DIRECTION
Pull every line containing "this" from the entries.

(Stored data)
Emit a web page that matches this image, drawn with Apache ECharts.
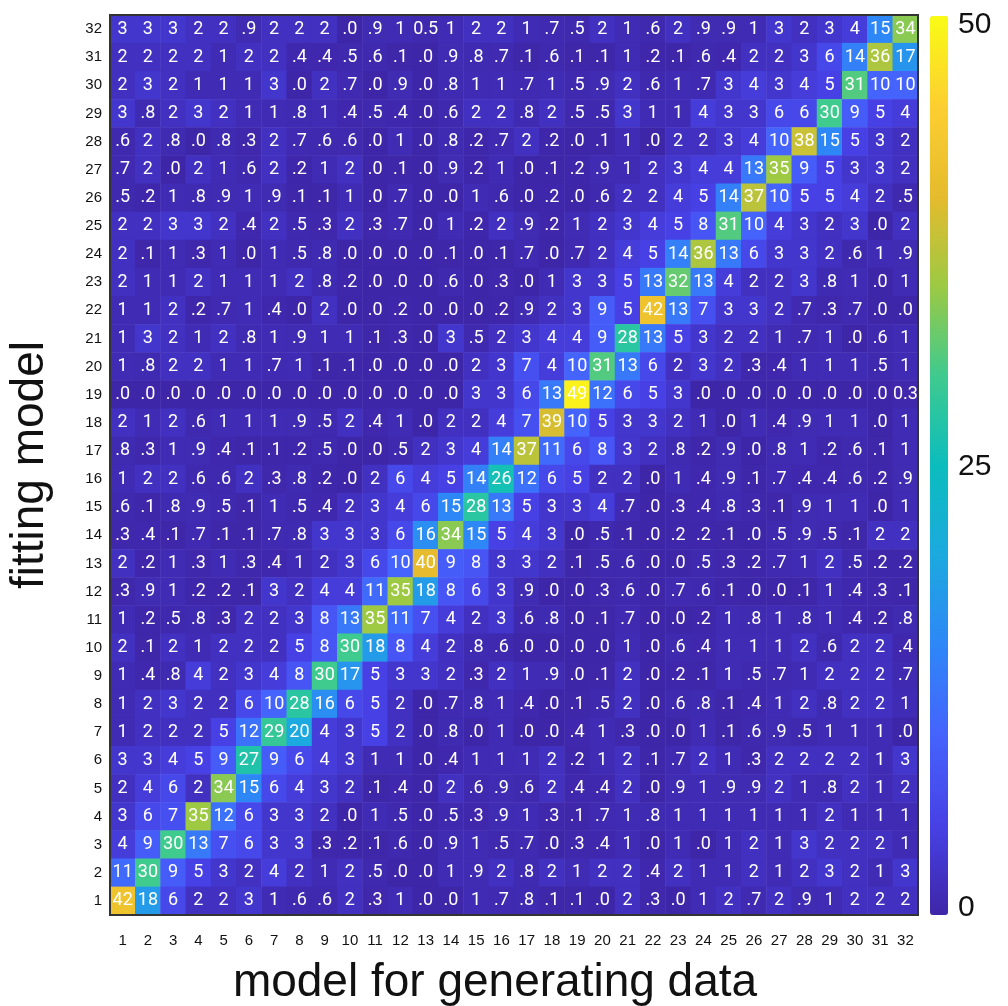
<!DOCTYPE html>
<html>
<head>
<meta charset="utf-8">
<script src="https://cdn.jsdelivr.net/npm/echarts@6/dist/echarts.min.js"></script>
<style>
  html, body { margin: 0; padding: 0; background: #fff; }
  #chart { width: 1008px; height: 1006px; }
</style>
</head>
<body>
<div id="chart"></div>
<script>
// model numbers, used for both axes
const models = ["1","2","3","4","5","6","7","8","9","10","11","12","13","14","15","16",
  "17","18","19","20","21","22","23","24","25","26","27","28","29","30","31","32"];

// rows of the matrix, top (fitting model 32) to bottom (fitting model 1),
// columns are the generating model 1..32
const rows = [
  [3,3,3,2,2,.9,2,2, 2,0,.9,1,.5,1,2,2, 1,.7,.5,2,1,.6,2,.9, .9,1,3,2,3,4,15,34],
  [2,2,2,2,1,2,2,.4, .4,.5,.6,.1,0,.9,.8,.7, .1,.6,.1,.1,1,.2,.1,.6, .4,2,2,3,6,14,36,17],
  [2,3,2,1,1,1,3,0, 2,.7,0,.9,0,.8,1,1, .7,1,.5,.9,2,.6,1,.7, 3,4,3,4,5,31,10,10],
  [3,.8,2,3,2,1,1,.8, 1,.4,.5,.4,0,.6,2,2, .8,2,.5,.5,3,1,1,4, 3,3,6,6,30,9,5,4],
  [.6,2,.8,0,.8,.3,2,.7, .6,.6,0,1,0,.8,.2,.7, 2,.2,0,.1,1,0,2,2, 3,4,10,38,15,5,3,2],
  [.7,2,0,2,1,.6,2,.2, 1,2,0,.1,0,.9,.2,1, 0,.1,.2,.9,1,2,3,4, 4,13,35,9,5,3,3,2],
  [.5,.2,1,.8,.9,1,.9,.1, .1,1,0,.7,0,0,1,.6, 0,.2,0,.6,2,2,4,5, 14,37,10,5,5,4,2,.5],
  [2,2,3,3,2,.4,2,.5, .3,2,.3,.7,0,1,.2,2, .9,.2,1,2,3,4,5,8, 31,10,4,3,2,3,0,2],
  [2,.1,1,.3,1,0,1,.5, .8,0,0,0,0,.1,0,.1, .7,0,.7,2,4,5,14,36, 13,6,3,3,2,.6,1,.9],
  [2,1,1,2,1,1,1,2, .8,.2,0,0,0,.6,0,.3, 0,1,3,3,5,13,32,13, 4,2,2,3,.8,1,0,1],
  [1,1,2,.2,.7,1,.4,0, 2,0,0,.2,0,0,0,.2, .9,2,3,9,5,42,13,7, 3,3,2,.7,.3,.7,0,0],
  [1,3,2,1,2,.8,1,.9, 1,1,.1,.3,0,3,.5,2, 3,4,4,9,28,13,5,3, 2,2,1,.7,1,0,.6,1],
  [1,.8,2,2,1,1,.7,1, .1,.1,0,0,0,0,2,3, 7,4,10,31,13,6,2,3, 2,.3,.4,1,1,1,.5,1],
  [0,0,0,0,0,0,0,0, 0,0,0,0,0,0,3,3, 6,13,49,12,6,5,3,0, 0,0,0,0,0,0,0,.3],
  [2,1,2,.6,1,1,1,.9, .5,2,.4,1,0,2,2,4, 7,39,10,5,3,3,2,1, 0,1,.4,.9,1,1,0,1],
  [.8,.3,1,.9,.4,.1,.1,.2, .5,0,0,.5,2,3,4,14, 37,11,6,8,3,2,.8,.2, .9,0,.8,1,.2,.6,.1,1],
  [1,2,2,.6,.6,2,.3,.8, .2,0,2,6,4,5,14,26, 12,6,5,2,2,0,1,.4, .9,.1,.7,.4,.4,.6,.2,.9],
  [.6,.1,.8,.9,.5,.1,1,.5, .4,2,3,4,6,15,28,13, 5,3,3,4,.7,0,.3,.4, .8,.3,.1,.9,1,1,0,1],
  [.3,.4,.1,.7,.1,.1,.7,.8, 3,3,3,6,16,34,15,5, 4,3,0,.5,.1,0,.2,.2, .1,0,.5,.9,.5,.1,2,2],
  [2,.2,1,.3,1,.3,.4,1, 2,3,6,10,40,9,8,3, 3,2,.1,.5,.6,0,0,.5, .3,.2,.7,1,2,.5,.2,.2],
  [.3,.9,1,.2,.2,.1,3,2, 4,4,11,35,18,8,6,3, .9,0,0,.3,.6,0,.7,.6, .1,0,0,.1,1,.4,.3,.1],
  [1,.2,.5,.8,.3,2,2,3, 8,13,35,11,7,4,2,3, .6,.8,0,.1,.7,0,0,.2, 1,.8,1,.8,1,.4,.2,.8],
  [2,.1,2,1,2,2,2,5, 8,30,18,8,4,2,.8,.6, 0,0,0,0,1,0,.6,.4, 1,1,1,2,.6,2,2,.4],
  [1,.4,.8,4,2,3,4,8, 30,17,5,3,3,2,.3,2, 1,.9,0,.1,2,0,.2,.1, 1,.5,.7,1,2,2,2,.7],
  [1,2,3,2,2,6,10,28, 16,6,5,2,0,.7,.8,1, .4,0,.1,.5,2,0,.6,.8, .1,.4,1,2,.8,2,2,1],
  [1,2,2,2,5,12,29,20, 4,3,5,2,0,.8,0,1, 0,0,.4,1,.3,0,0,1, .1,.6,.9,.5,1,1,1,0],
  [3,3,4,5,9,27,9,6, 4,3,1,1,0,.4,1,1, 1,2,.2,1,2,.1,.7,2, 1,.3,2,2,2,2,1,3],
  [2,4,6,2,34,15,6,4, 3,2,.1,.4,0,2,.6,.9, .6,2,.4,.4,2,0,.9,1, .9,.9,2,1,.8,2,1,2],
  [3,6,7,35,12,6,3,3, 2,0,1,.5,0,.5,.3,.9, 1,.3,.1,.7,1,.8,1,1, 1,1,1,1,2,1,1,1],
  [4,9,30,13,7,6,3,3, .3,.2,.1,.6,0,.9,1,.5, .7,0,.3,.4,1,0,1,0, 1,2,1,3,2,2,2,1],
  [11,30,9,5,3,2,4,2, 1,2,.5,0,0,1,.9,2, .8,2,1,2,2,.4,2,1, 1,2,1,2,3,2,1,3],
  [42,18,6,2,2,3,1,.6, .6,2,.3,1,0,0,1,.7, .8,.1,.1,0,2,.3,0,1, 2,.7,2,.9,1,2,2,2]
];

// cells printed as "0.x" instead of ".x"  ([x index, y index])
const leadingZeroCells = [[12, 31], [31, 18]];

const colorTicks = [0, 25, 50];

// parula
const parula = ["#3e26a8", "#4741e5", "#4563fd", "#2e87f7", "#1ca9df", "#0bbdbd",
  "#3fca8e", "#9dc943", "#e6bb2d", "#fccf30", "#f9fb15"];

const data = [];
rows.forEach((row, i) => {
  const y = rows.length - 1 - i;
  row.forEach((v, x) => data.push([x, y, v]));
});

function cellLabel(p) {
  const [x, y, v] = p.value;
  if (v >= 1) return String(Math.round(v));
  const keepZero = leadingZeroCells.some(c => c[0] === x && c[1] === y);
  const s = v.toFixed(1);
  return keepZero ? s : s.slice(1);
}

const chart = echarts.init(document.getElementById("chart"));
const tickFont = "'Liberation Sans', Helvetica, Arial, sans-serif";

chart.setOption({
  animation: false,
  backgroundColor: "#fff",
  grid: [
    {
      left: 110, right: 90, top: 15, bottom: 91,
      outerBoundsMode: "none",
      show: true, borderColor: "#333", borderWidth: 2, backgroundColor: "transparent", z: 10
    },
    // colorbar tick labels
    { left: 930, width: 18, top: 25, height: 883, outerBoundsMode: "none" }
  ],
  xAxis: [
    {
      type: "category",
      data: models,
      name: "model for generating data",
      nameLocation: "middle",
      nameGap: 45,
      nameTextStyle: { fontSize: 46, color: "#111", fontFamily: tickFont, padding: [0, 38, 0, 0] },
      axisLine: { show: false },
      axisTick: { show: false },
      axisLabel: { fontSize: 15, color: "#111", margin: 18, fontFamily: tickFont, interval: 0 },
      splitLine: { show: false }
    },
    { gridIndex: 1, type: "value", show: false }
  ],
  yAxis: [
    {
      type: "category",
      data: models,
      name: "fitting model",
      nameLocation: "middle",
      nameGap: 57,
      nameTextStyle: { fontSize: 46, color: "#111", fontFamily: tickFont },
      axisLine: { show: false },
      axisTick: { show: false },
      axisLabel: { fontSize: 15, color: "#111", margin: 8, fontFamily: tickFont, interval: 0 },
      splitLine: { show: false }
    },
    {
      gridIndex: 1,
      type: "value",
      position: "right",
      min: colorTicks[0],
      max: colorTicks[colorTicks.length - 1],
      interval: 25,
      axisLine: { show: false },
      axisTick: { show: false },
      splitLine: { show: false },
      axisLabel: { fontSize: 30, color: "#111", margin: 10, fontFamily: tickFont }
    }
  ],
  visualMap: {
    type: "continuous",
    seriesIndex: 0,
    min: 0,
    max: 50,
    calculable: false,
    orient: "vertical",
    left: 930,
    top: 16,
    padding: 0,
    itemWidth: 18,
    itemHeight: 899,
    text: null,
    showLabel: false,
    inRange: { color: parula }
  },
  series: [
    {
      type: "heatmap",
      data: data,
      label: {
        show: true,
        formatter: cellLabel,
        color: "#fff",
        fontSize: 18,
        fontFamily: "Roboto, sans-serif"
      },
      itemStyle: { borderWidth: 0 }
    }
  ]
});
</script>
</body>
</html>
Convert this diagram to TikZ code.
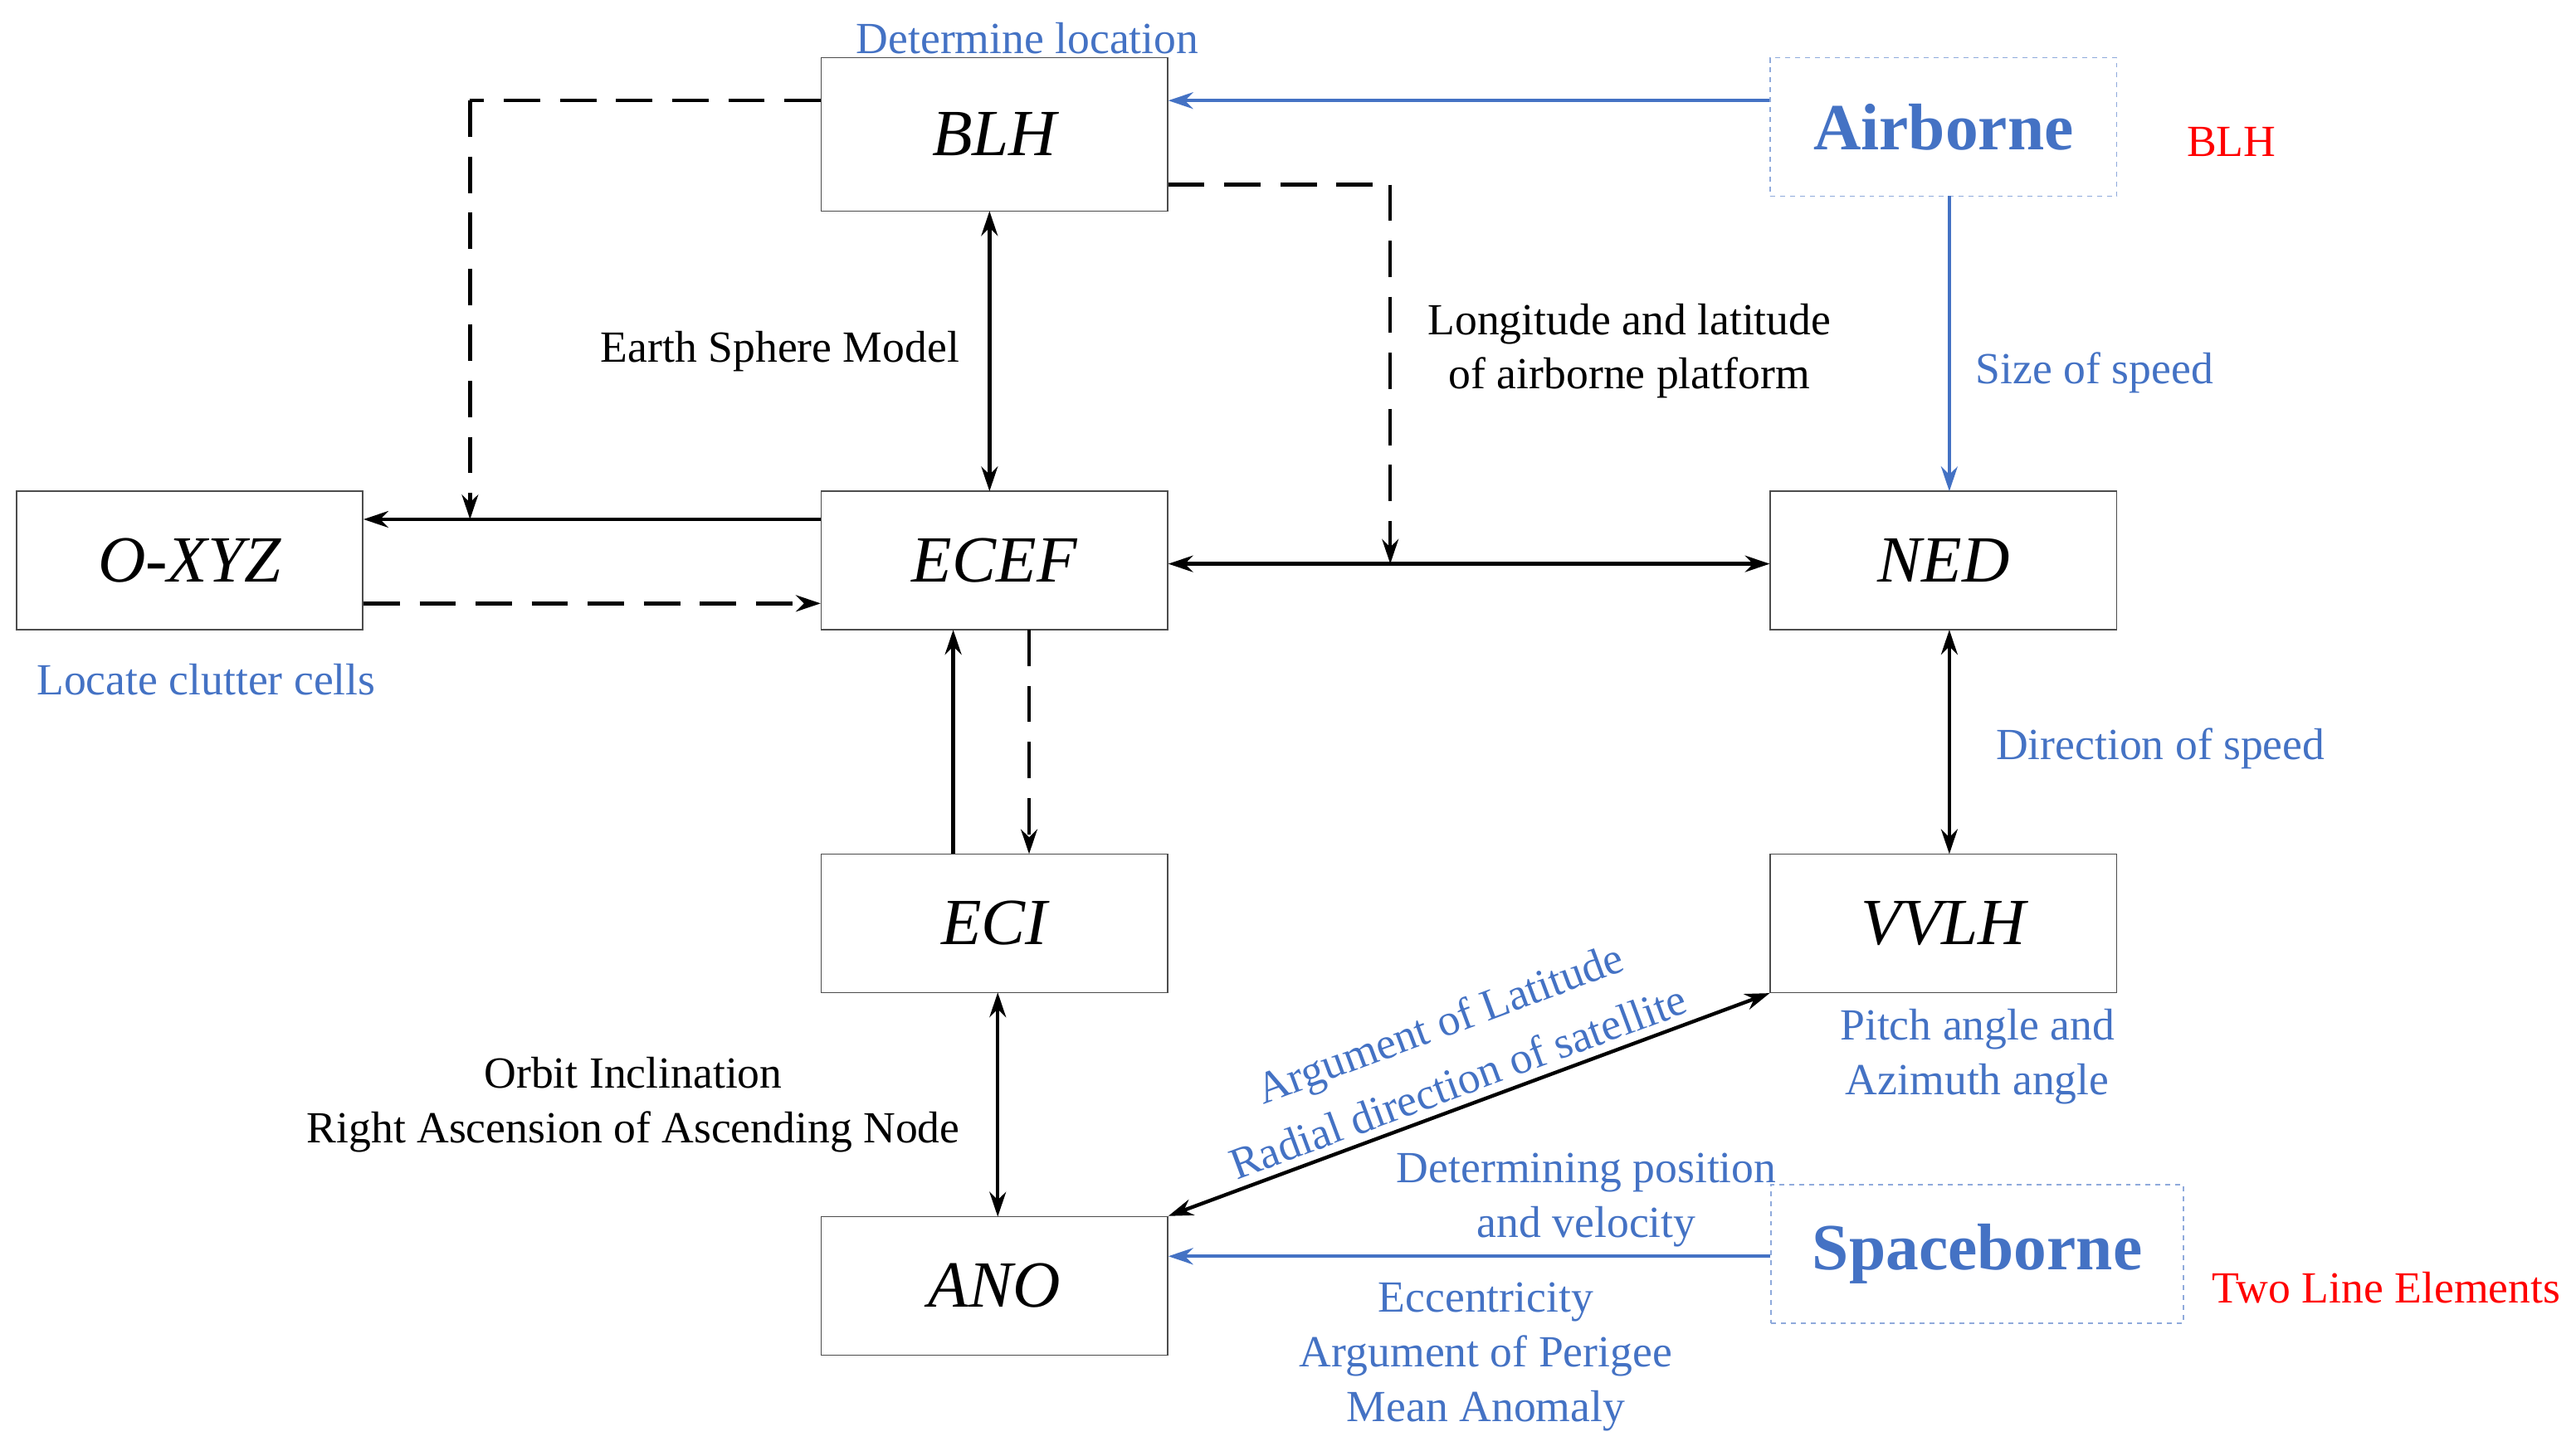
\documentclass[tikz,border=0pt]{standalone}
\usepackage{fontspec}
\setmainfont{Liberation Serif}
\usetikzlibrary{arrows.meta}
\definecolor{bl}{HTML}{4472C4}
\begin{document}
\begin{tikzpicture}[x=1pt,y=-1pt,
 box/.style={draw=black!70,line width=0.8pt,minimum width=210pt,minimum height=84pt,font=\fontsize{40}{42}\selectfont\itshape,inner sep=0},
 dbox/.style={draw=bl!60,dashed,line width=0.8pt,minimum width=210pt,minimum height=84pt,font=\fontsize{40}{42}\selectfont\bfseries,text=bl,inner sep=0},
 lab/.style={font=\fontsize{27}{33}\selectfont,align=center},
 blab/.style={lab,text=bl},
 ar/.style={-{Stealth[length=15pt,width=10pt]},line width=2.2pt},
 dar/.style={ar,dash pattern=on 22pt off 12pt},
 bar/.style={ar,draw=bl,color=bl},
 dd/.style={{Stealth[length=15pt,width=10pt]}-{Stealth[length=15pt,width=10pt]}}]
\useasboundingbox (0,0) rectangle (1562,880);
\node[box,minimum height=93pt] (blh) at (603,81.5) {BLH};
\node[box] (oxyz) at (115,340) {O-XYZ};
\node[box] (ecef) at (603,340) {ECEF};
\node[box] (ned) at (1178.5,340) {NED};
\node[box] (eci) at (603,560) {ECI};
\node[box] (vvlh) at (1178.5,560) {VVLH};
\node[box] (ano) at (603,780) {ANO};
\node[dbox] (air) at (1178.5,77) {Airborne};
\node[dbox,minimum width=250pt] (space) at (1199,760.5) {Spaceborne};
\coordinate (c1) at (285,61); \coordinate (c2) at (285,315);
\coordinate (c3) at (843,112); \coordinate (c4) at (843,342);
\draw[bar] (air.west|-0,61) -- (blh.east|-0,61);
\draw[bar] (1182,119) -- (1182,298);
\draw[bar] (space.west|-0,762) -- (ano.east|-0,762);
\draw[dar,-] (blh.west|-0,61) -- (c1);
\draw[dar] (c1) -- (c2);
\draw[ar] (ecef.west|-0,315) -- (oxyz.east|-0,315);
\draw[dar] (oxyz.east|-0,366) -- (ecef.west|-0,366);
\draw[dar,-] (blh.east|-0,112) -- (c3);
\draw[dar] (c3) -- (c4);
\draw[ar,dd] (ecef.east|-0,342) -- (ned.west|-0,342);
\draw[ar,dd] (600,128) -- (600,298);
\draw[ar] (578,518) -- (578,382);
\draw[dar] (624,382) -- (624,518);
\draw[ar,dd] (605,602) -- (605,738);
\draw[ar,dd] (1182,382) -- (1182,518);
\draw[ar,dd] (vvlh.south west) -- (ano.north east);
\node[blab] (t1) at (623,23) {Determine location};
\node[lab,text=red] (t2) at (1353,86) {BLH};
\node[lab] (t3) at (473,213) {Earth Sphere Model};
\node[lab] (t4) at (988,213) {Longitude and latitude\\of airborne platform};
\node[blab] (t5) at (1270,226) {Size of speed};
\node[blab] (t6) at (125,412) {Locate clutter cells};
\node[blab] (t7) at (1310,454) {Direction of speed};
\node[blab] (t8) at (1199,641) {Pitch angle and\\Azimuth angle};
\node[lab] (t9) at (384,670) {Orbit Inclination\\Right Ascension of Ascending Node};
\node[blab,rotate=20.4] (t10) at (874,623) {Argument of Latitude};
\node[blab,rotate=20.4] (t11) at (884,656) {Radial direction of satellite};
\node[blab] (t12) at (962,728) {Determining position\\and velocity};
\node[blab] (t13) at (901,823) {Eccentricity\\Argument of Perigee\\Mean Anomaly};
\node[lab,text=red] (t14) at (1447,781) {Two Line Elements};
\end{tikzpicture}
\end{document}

REPLY
Emit a web page that matches this image, drawn with Apache ECharts.
Convert this diagram to TikZ code.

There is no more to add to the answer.